A Device or a Challenge for Public Sociology?
Equally, TO might also be a powerful device for public sociology. Being a more complete human language, theater can bring to each debate the complexity of the context, mechanisms of interaction, how the social is embedded in body and space. In an immediate way, it ties the discussion to the experience, to what Pierre Bourdieu called “practical sense,” avoiding an abstract code that is often experienced (and used) as a means of dispossession, particularly for those that don’t belong to the field of sociology. Because forum theater is located in the interstitial space between what exists and what doesn’t yet exist (and can be performed by spect-actors), it invites us to think about social reality critically, as just one possibility among others. In TO, the oppressed harbor within themselves both submission and a rebellion; each body is at the same time the locus of domination and of liberation; each repetition is at the same time an act of reproduction and the possibility of a deviation.

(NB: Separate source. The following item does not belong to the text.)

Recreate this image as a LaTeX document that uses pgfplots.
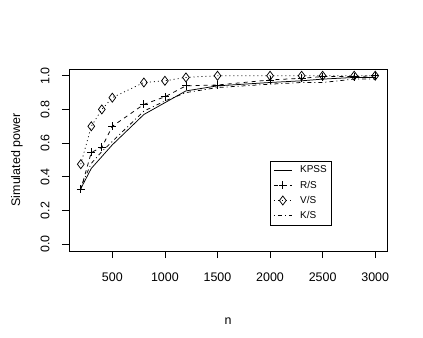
\documentclass[border=0pt]{standalone}
\usepackage{fontspec}
\setmainfont{Liberation Sans}
\usepackage{pgfplots}
\pgfplotsset{compat=1.18}

\pgfplotstableread{
n    kpss  rs    vs    ks
200  0.33  0.325 0.475 0.34
300  0.45  0.545 0.700 0.48
400  0.52  0.575 0.800 0.55
500  0.59  0.700 0.870 0.61
800  0.77  0.830 0.960 0.79
1000 0.84  0.875 0.970 0.85
1200 0.91  0.940 0.990 0.90
1500 0.94  0.945 1.000 0.93
2000 0.96  0.975 1.000 0.95
2300 0.97  0.985 1.000 0.96
2500 0.98  0.995 1.000 0.96
2800 0.99  0.995 1.000 0.98
3000 0.99  1.000 1.000 0.98
}\powertab

\begin{document}
\begin{tikzpicture}
\path[use as bounding box] (0,0) rectangle (423bp,338bp);
\begin{axis}[
    at={(69bp,87bp)}, anchor=south west,
    scale only axis, width=318bp, height=182bp,
    xmin=88, xmax=3112, ymin=-0.04, ymax=1.04,
    xtick={500,1000,1500,2000,2500,3000},
    ytick={0,0.2,0.4,0.6,0.8,1.0},
    xtick pos=bottom, ytick pos=left,
    tick align=outside, major tick length=7bp,
    axis line style={line width=0.75bp},
    every tick/.style={black, line width=0.75bp},
    /pgf/number format/assume math mode=true,
    tick label style={font=\fontsize{12.5}{14}\selectfont},
    xticklabel style={/pgf/number format/set thousands separator={}},
    xticklabel shift=11bp,
    yticklabel shift=9bp,
    yticklabel style={rotate=90, anchor=south,
        /pgf/number format/fixed, /pgf/number format/fixed zerofill,
        /pgf/number format/precision=1},
    xlabel={n}, ylabel={Simulated power},
    label style={font=\fontsize{12.5}{14}\selectfont},
    xlabel style={at={(axis description cs:0.5,-0.385)}, anchor=center},
    ylabel style={at={(axis description cs:-0.1635,0.5)}, anchor=center},
    every axis plot/.append style={black, line width=0.75bp},
    legend style={at={(axis cs:2000,0.496)}, anchor=north west,
        draw=black, line width=0.75bp, inner xsep=3bp, inner ysep=3bp,
        font=\fontsize{10}{12}\selectfont, row sep=2.5bp,
        /tikz/every odd column/.append style={column sep=6bp}},
    legend cell align=left,
    legend image code/.code={
        \draw[mark repeat=2,mark phase=2] plot coordinates {(0bp,0bp) (9bp,0bp) (18bp,0bp)};},
]
\addplot[solid] table[x=n, y=kpss] {\powertab};
\addlegendentry{KPSS}
\addplot[dash pattern=on 4bp off 4bp, mark=+, mark size=4bp, mark options={solid}]
    table[x=n, y=rs] {\powertab};
\addlegendentry{R/S}
\addplot[dash pattern=on 1bp off 3bp, mark=diamond, mark size=4.5bp,
    mark options={solid, fill=white}] table[x=n, y=vs] {\powertab};
\addlegendentry{V/S}
\addplot[dash pattern=on 1bp off 3bp on 4bp off 3bp] table[x=n, y=ks] {\powertab};
\addlegendentry{K/S}
\end{axis}
\end{tikzpicture}
\end{document}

Finally, TO is interactive. It can be both “instructive and entertaining,” to use Brecht’s expression, and allow public sociology to reach much broader audiences. For an audience that is not immediately drawn to a sociological discussion or political debate, an invitation to watch a play might be more exciting than going to a formal debate or class. This, at least, was the experience we had with the project of Estudantes por Empréstimo: there were always many more people involved than in previous attempts to promote the usual “information sessions” on scholarships or on the situation in higher education. Theater was not ornamental or illustrative, but it was seductive to youths who were not so motivated by other forms of debate.
Of course, not everything is easy when we think about Theater of the Oppressed as a possible means of a public sociology. De-specialization is at the very roots of TO. Is it compatible with sociology, even if we think about it as “communicative knowledge exchanged between sociologists and their publics” as Burawoy describes it? If public sociology is to be more than a way of disclosing, in public space, the relevant results of “professional sociology” and the difficult questions of “critical sociology,” how should it deal with what Jacques Rancière calls the “permanent scandal” of democracy, that is taking equality not as a goal but as a presupposition? In other words, how can public sociology claim the difference in status between the thinking of the sociologist and the common sense and, at the same time, accept the democratic premise (very present in TO) that we all have the same right and legitimacy to speak about the social world? Can public sociology dismiss the idea of the sociologist who enlightens the dominated with science and instead make a risky move towards a negotiated collective construction of knowledge in public space, aiming to become itself a new common sense as Boaventura de Sousa Santos proposes? And can this be done without giving up the scientific protocols and requirements of sociological discipline? We should, at least, give it a try.
[1] Boal, A. (2002) Games for Actors and Non-Actors. London: Routledge.